• [Problem statement]: In the copy, include every entry exactly but none of the pictures.

• [Given data]:
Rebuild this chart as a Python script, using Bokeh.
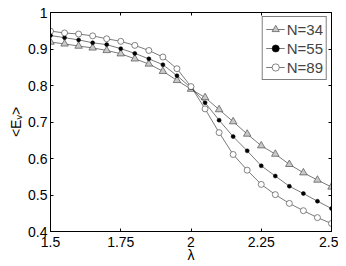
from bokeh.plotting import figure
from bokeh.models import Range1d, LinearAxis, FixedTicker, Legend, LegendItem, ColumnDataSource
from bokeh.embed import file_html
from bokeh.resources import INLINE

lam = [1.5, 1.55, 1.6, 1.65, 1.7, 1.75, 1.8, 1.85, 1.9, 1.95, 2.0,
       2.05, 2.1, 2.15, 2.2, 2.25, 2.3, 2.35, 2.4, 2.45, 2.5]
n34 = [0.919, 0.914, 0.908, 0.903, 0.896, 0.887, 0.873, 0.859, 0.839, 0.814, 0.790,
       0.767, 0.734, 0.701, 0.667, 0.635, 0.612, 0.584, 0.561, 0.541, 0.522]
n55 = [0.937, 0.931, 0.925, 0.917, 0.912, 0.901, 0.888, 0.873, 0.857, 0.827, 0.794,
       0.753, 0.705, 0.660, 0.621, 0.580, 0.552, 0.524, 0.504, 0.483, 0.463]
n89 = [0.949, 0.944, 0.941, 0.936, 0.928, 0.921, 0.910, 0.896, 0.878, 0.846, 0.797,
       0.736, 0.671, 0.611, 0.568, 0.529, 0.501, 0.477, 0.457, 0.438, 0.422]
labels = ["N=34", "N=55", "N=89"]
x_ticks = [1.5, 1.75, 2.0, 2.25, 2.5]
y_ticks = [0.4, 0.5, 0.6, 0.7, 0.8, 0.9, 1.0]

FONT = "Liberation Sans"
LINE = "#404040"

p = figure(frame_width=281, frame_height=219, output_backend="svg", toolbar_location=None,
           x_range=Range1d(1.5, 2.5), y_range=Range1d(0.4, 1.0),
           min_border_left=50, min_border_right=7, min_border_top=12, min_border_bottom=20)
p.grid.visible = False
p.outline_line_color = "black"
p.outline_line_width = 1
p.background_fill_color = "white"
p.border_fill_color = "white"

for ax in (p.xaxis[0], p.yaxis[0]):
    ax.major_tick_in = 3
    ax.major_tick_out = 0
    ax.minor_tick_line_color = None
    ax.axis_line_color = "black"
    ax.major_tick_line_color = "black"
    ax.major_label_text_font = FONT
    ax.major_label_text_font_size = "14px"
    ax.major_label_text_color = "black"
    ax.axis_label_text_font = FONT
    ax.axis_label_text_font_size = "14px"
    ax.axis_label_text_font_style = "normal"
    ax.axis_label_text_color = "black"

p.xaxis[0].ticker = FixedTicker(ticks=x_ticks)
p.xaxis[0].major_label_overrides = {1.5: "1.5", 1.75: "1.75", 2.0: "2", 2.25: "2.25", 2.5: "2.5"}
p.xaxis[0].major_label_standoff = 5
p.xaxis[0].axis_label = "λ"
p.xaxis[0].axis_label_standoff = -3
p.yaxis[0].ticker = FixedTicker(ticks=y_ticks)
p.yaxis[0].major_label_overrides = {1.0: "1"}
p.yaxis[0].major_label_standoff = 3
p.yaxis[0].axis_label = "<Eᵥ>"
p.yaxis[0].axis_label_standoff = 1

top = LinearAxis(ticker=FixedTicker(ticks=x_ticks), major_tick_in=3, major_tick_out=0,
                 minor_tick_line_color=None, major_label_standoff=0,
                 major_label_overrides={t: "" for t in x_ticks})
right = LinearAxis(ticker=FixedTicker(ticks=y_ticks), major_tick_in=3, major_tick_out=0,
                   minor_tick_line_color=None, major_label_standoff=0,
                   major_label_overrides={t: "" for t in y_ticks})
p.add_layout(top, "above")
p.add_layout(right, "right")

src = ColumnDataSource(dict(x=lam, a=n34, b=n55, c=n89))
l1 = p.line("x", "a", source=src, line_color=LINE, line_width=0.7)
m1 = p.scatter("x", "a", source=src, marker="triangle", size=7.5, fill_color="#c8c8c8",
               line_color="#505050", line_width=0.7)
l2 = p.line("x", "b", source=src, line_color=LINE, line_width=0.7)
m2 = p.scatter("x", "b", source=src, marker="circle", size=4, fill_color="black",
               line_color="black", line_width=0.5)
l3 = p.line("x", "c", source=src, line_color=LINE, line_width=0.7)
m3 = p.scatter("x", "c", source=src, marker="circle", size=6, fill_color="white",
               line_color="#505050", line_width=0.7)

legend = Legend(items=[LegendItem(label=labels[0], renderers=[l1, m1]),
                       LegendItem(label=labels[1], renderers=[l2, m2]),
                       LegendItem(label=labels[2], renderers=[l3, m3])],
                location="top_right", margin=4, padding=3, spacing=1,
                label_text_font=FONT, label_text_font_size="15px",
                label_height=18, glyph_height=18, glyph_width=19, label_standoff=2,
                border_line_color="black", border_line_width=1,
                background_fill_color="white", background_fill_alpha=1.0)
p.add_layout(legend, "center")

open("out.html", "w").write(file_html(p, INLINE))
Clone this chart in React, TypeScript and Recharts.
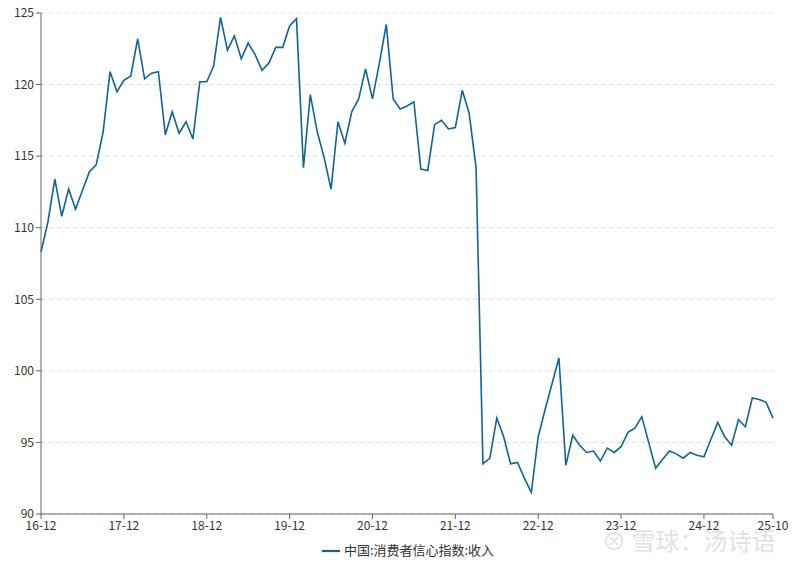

• [Worked solution]:
Rebuild this chart as a Python script, using Bokeh.
from bokeh.plotting import figure
from bokeh.models import Range1d, LinearAxis, FixedTicker, Legend, LegendItem, ColumnDataSource
from bokeh.embed import file_html
from bokeh.resources import INLINE

lam = [1.5, 1.55, 1.6, 1.65, 1.7, 1.75, 1.8, 1.85, 1.9, 1.95, 2.0,
       2.05, 2.1, 2.15, 2.2, 2.25, 2.3, 2.35, 2.4, 2.45, 2.5]
n34 = [0.919, 0.914, 0.908, 0.903, 0.896, 0.887, 0.873, 0.859, 0.839, 0.814, 0.790,
       0.767, 0.734, 0.701, 0.667, 0.635, 0.612, 0.584, 0.561, 0.541, 0.522]
n55 = [0.937, 0.931, 0.925, 0.917, 0.912, 0.901, 0.888, 0.873, 0.857, 0.827, 0.794,
       0.753, 0.705, 0.660, 0.621, 0.580, 0.552, 0.524, 0.504, 0.483, 0.463]
n89 = [0.949, 0.944, 0.941, 0.936, 0.928, 0.921, 0.910, 0.896, 0.878, 0.846, 0.797,
       0.736, 0.671, 0.611, 0.568, 0.529, 0.501, 0.477, 0.457, 0.438, 0.422]
labels = ["N=34", "N=55", "N=89"]
x_ticks = [1.5, 1.75, 2.0, 2.25, 2.5]
y_ticks = [0.4, 0.5, 0.6, 0.7, 0.8, 0.9, 1.0]

FONT = "Liberation Sans"
LINE = "#404040"

p = figure(frame_width=281, frame_height=219, output_backend="svg", toolbar_location=None,
           x_range=Range1d(1.5, 2.5), y_range=Range1d(0.4, 1.0),
           min_border_left=50, min_border_right=7, min_border_top=12, min_border_bottom=20)
p.grid.visible = False
p.outline_line_color = "black"
p.outline_line_width = 1
p.background_fill_color = "white"
p.border_fill_color = "white"

for ax in (p.xaxis[0], p.yaxis[0]):
    ax.major_tick_in = 3
    ax.major_tick_out = 0
    ax.minor_tick_line_color = None
    ax.axis_line_color = "black"
    ax.major_tick_line_color = "black"
    ax.major_label_text_font = FONT
    ax.major_label_text_font_size = "14px"
    ax.major_label_text_color = "black"
    ax.axis_label_text_font = FONT
    ax.axis_label_text_font_size = "14px"
    ax.axis_label_text_font_style = "normal"
    ax.axis_label_text_color = "black"

p.xaxis[0].ticker = FixedTicker(ticks=x_ticks)
p.xaxis[0].major_label_overrides = {1.5: "1.5", 1.75: "1.75", 2.0: "2", 2.25: "2.25", 2.5: "2.5"}
p.xaxis[0].major_label_standoff = 5
p.xaxis[0].axis_label = "λ"
p.xaxis[0].axis_label_standoff = -3
p.yaxis[0].ticker = FixedTicker(ticks=y_ticks)
p.yaxis[0].major_label_overrides = {1.0: "1"}
p.yaxis[0].major_label_standoff = 3
p.yaxis[0].axis_label = "<Eᵥ>"
p.yaxis[0].axis_label_standoff = 1

top = LinearAxis(ticker=FixedTicker(ticks=x_ticks), major_tick_in=3, major_tick_out=0,
                 minor_tick_line_color=None, major_label_standoff=0,
                 major_label_overrides={t: "" for t in x_ticks})
right = LinearAxis(ticker=FixedTicker(ticks=y_ticks), major_tick_in=3, major_tick_out=0,
                   minor_tick_line_color=None, major_label_standoff=0,
                   major_label_overrides={t: "" for t in y_ticks})
p.add_layout(top, "above")
p.add_layout(right, "right")

src = ColumnDataSource(dict(x=lam, a=n34, b=n55, c=n89))
l1 = p.line("x", "a", source=src, line_color=LINE, line_width=0.7)
m1 = p.scatter("x", "a", source=src, marker="triangle", size=7.5, fill_color="#c8c8c8",
               line_color="#505050", line_width=0.7)
l2 = p.line("x", "b", source=src, line_color=LINE, line_width=0.7)
m2 = p.scatter("x", "b", source=src, marker="circle", size=4, fill_color="black",
               line_color="black", line_width=0.5)
l3 = p.line("x", "c", source=src, line_color=LINE, line_width=0.7)
m3 = p.scatter("x", "c", source=src, marker="circle", size=6, fill_color="white",
               line_color="#505050", line_width=0.7)

legend = Legend(items=[LegendItem(label=labels[0], renderers=[l1, m1]),
                       LegendItem(label=labels[1], renderers=[l2, m2]),
                       LegendItem(label=labels[2], renderers=[l3, m3])],
                location="top_right", margin=4, padding=3, spacing=1,
                label_text_font=FONT, label_text_font_size="15px",
                label_height=18, glyph_height=18, glyph_width=19, label_standoff=2,
                border_line_color="black", border_line_width=1,
                background_fill_color="white", background_fill_alpha=1.0)
p.add_layout(legend, "center")

open("out.html", "w").write(file_html(p, INLINE))
Clone this chart in React, TypeScript and Recharts.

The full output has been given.